(Plotting code records)
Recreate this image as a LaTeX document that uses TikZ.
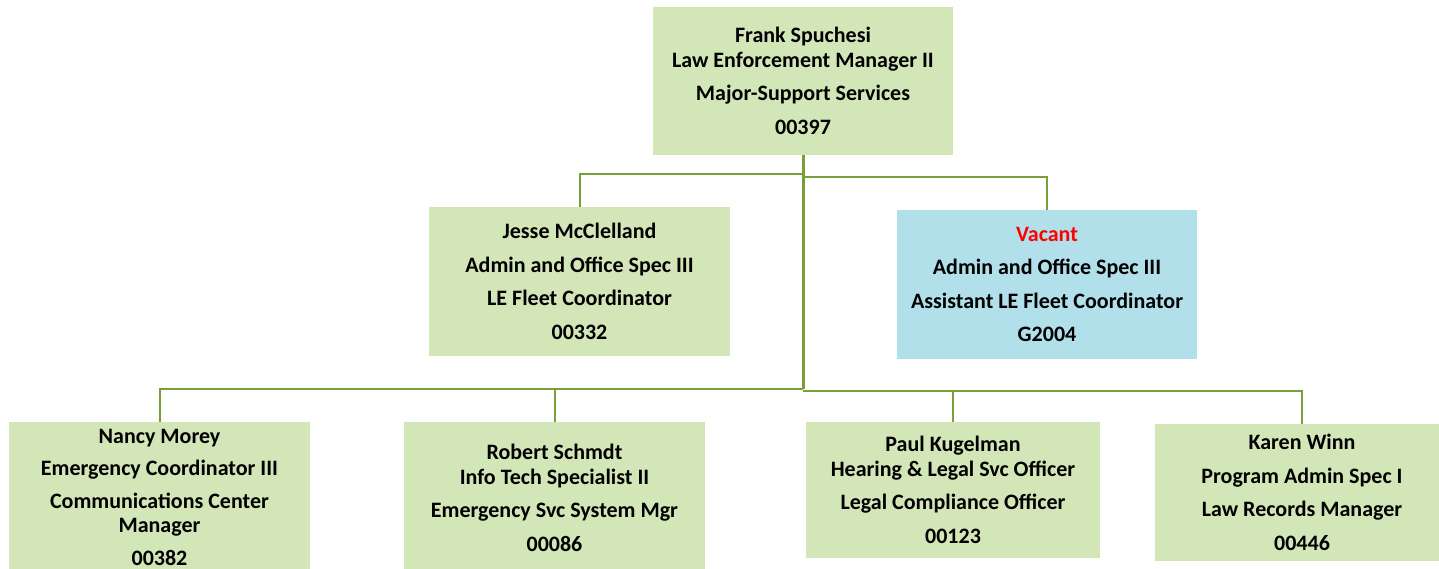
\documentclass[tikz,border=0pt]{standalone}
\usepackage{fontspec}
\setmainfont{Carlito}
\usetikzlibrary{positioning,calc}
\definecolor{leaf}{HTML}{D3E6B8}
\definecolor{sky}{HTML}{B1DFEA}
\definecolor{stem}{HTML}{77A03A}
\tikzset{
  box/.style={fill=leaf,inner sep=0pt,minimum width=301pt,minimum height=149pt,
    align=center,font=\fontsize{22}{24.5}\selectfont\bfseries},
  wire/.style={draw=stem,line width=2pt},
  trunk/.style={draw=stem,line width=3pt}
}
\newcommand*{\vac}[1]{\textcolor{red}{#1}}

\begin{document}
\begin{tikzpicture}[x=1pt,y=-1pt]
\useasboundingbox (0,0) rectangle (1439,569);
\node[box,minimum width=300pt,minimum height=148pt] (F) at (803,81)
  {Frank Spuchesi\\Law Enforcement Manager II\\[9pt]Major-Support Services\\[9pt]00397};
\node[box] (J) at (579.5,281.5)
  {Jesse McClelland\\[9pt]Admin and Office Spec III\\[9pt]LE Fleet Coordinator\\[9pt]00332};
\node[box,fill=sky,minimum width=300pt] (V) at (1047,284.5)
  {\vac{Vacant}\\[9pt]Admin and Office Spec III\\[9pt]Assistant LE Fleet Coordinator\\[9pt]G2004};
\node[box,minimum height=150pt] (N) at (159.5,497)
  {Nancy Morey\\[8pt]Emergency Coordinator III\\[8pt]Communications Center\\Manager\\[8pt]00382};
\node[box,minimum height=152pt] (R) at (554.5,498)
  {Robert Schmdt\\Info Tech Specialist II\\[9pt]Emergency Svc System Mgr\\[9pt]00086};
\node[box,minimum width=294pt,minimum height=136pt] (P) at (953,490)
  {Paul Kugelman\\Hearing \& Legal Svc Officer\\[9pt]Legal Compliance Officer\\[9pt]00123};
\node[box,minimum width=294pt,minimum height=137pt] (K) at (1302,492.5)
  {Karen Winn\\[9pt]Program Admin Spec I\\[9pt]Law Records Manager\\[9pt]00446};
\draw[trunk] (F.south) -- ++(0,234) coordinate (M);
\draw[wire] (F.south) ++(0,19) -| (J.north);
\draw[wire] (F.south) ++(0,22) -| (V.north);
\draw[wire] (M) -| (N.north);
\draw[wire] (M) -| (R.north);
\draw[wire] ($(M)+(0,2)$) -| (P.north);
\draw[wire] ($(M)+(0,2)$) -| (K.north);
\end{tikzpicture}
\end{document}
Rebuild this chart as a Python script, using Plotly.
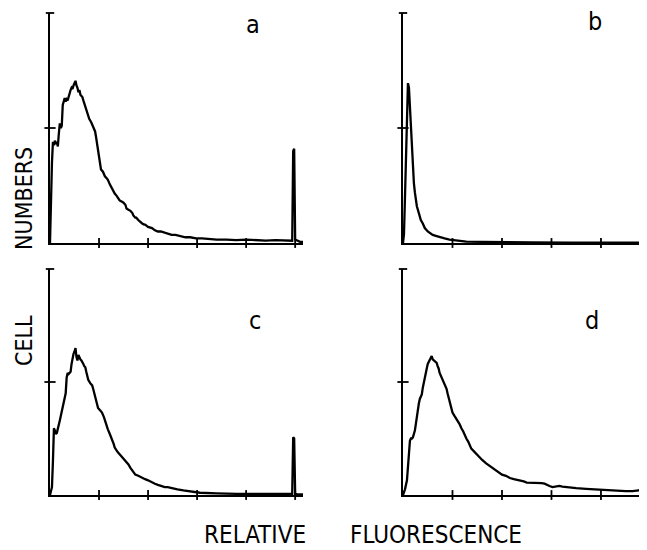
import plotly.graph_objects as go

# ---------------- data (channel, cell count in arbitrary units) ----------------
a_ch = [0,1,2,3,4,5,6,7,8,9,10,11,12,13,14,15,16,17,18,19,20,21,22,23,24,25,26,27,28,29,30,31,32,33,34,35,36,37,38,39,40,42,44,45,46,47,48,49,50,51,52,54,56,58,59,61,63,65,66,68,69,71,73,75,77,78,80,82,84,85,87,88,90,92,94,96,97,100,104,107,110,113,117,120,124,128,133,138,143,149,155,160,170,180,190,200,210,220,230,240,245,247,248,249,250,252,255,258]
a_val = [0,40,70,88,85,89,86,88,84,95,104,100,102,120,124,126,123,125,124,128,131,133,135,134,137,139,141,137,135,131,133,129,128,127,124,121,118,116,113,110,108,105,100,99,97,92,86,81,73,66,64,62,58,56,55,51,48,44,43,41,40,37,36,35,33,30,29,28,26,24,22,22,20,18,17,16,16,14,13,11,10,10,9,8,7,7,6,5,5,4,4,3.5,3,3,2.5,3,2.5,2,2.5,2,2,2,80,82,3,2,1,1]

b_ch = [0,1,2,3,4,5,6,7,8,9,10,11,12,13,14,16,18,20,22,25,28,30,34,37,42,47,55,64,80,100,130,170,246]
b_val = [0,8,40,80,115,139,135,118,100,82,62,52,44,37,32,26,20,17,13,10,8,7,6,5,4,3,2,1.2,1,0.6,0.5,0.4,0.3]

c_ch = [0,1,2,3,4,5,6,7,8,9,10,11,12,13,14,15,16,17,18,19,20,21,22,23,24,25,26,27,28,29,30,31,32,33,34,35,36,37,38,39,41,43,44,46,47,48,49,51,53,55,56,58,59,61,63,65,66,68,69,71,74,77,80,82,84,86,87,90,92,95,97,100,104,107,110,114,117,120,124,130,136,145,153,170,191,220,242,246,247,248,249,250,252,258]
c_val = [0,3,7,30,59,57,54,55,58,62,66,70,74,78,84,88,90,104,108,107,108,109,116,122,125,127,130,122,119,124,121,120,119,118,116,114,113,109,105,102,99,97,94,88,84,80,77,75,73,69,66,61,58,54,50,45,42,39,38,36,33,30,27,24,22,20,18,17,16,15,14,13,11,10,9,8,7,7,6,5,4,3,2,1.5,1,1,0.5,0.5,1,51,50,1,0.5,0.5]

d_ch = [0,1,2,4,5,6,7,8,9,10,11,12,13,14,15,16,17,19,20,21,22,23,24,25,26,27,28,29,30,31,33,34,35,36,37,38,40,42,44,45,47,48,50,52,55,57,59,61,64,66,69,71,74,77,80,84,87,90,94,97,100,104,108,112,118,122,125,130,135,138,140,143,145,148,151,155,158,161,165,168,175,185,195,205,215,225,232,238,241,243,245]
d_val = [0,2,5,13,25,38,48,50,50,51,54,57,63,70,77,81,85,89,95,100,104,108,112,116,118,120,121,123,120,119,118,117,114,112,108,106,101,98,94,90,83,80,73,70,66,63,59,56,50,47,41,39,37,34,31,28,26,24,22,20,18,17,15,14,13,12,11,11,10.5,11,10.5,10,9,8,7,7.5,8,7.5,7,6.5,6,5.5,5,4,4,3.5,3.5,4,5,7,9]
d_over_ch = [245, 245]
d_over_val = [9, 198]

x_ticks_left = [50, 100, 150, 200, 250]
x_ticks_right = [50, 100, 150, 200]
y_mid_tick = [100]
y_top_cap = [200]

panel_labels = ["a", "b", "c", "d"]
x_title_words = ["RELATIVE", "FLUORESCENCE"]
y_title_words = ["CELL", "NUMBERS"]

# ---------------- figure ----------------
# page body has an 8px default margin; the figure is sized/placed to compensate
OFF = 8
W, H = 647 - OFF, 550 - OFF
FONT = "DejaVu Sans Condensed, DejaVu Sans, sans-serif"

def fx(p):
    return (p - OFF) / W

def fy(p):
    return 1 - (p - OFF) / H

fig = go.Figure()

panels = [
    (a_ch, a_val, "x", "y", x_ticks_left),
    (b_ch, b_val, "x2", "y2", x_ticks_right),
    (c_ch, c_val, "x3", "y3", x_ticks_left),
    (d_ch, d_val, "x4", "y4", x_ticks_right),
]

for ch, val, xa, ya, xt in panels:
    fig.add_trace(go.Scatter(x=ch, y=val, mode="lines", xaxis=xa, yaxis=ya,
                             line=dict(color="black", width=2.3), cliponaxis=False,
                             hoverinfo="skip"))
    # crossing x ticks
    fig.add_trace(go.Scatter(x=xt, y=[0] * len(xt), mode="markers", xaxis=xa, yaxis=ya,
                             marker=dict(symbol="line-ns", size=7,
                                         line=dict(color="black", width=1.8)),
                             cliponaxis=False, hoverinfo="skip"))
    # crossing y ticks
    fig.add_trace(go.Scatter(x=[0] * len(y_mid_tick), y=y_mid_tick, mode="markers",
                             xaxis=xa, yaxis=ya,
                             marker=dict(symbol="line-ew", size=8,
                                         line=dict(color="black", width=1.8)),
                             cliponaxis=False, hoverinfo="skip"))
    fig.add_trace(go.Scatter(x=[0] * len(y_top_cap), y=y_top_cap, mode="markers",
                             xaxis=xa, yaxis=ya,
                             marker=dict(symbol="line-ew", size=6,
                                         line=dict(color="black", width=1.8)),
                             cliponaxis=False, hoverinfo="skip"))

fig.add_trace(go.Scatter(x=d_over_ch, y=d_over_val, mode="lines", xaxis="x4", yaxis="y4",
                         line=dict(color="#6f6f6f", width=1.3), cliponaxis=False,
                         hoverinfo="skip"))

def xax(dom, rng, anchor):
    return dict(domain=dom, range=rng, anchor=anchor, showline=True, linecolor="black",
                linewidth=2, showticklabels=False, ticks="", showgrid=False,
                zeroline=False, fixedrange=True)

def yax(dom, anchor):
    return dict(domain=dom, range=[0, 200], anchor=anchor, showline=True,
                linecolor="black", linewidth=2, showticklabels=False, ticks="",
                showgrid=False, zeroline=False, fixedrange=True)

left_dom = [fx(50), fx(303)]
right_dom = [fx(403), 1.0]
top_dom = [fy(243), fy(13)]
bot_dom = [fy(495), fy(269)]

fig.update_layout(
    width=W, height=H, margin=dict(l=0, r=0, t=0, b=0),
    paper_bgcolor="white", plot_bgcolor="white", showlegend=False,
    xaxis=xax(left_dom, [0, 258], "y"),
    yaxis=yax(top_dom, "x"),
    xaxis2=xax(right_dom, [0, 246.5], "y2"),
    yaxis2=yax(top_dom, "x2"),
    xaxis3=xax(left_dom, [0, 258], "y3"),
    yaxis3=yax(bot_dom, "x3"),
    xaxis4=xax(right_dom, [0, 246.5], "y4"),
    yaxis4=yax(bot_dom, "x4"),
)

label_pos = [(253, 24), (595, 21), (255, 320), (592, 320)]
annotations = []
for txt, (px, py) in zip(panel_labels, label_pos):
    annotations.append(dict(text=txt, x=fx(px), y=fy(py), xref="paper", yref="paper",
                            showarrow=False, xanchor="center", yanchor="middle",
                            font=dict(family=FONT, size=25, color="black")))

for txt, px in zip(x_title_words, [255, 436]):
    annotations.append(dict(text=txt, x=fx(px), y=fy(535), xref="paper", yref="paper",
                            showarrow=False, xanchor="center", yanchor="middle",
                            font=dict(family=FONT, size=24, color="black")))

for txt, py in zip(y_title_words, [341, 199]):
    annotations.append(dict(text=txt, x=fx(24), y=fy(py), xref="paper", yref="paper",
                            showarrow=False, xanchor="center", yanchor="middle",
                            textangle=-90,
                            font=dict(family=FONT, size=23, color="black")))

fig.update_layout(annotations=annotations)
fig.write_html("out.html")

■ DIRECTIONS
Nothing but the lines from the one with "Rebuild this chart" down to the one with "import plotly.graph_objects as go" should be printed, both of them included. Leave out the pictures.

■ RESPONSE TO THIS TASK
Rebuild this chart as a Python script, using Plotly.
import plotly.graph_objects as go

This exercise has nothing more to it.